After the announcement of the death of a member, the great Law Lord, Lord Bridge of Harwich, the House took questions on the Metropolitan Police Commissioner; the threat of a Turkish invasion of Northern Iraq in response to PKK attacks; whether there are plans for further high-speed railway lines within the United Kingdom; and the the eradication of poppy cultivation in Afghanistan.

A number of motions relating to secondary legislation were agreed to. The 5th Report from the Select Committee on Procedure was agreed to. This means that Friday sittings will start at 10am with a target finishing time of 3pm and give greater flexibility to the length of Questions for Short Debate.

One of the most interesting proposals, procedurally, is to reword the amendment often used to (attempt to) kill a bill at 2nd Reading. Currently the practice is to move an amendment to the motion “that this bill be now read a second time”, by leaving out “now” and at end insert “this day six months”

Lord Brabazon of Tara told their Lordships:-

"What the Procedure Committee proposes will not in any way limit the existing rights of Members to oppose Bills on Second Reading in the ways that I have just outlined. All we are doing is recommending that the wording be changed for the first of these procedures so that, instead of a dilatory amendment, which appears to postpone Second Reading for six months, we have a clear decision that this House declines to give the Bill a Second Reading.

It may interest noble Lords to know that the form of words “this day six months” became fixed in convention in the first half of the 19th century at the same time as the convention was established that parliamentary Sessions should also last six months; from February to August. The point of the amendment was therefore not to invite the Government to bring back the Bill in six months, but to ensure that the Government could not bring it back until after Parliament had been safely prorogued.

The first example of the six months amendment being used that we can find dates back to 9 April 1832, when an attempt to kill the Great Reform Bill on Second Reading was defeated. Clearly, the opponents of that Bill were not asking the Duke of Wellington to come back with a revised proposal in six months: they wanted to stop reform dead in its tracks.

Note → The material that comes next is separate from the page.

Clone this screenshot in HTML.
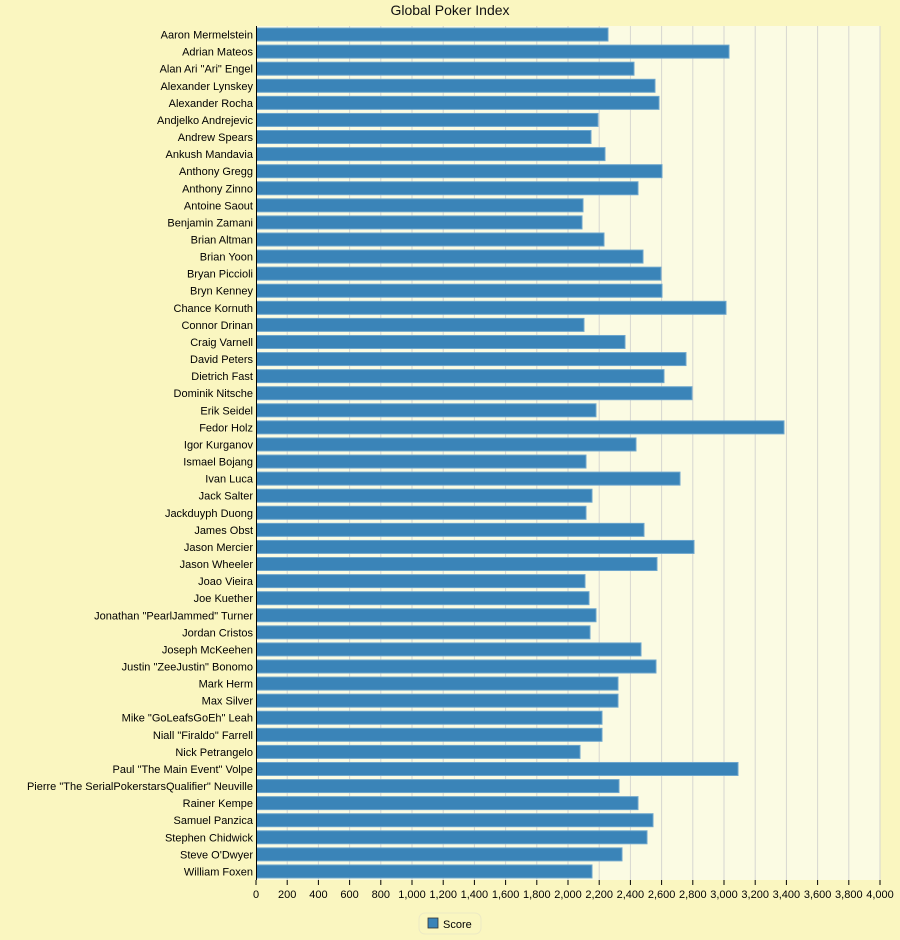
<!DOCTYPE html>
<html><head><meta charset="utf-8"><style>
body{margin:0;background:#faf6c0;}
svg{display:block;font-family:"Liberation Sans",sans-serif;}
</style></head><body>
<svg width="900" height="940" xmlns="http://www.w3.org/2000/svg">
<rect width="900" height="940" fill="#faf6c0"/>
<text x="450" y="15" text-anchor="middle" font-size="14" fill="#111">Global Poker Index</text>
<rect x="256" y="26" width="624" height="854" fill="#fbfbe3"/>
<g id="grid" stroke="#d6d6d0" stroke-width="1"></g>
<g id="bars"></g>
<line x1="256.5" y1="26" x2="256.5" y2="880" stroke="#000"/>
<g id="labels" font-size="11" fill="#000" text-anchor="end"></g>
<g id="ticks" font-size="11" fill="#000" text-anchor="middle"></g>
<rect x="419" y="913" width="62" height="21" rx="6" fill="#faf6c0" stroke="#ece9c4"/>
<rect x="428" y="918" width="10" height="10" fill="#3a84b8" stroke="#333" stroke-width="0.8"/>
<text x="443" y="928" font-size="11">Score</text>
</svg>
<script>
var names=["Aaron Mermelstein","Adrian Mateos","Alan Ari \"Ari\" Engel","Alexander Lynskey","Alexander Rocha","Andjelko Andrejevic","Andrew Spears","Ankush Mandavia","Anthony Gregg","Anthony Zinno","Antoine Saout","Benjamin Zamani","Brian Altman","Brian Yoon","Bryan Piccioli","Bryn Kenney","Chance Kornuth","Connor Drinan","Craig Varnell","David Peters","Dietrich Fast","Dominik Nitsche","Erik Seidel","Fedor Holz","Igor Kurganov","Ismael Bojang","Ivan Luca","Jack Salter","Jackduyph Duong","James Obst","Jason Mercier","Jason Wheeler","Joao Vieira","Joe Kuether","Jonathan \"PearlJammed\" Turner","Jordan Cristos","Joseph McKeehen","Justin \"ZeeJustin\" Bonomo","Mark Herm","Max Silver","Mike \"GoLeafsGoEh\" Leah","Niall \"Firaldo\" Farrell","Nick Petrangelo","Paul \"The Main Event\" Volpe","Pierre \"The SerialPokerstarsQualifier\" Neuville","Rainer Kempe","Samuel Panzica","Stephen Chidwick","Steve O'Dwyer","William Foxen"];
var ends=[608,729,634,655,659,598,591,605,662,638,583,582,604,643,661,662,726,584,625,686,664,692,596,784,636,586,680,592,586,644,694,657,585,589,596,590,641,656,618,618,602,602,580,738,619,638,653,647,622,592];
var NS="http://www.w3.org/2000/svg";
function el(t,a,p,txt){var e=document.createElementNS(NS,t);for(var k in a)e.setAttribute(k,a[k]);if(txt!=null)e.textContent=txt;document.getElementById(p).appendChild(e);}
for(var i=1;i<=20;i++){var x=256+i*31.2;el("line",{x1:x,y1:26,x2:x,y2:880},"grid");}
for(var i=0;i<=20;i++){var x=256+i*31.2;el("line",{x1:x,y1:880,x2:x,y2:885,stroke:"#000"},"grid");
var v=i*200;el("text",{x:x,y:898},"ticks",v>=1000?Math.floor(v/1000)+","+String(v%1000).padStart(3,"0"):String(v));}
var band=854/50;
for(var i=0;i<50;i++){var c=26+band*(i+0.5);
el("rect",{x:256.5,y:c-6.5,width:ends[i]-256.5,height:13,fill:"#3a84b8",stroke:"#6ea6cc","stroke-width":1},"bars");
el("text",{x:253,y:c+4},"labels",names[i]);}
</script>
</body></html>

Let us be clear about the significance of “this day six months”. If such an amendment is passed on Second Reading it means and has always meant that the Bill is dead, as when the Opposition successfully killed the Fraud (Trials without a Jury) Bill in March this year.

Unfortunately, the natural conclusion reached by those outside the House, who are less familiar with our proceedings, is that the six months amendment means that the Bill can be brought back six months later. That was very evident at the time of the Second Reading of the Assisted Dying for the Terminally Ill Bill of the noble Lord, Lord Joffe, in 2006, when the Information Office and the Public Bill Office were bombarded with calls from members of the public who were confused over the significance of what had just happened."

Lord Denham tried to kill the proposal - by moving such an amendment!!!! - but it was withdrawn.

The House then gave the Children and Young Persons Bill a Second Reading. That debate was completed by 7.30. A Question for Short Debate on Restorative Justice followed and the House adjourned at 8.21pm.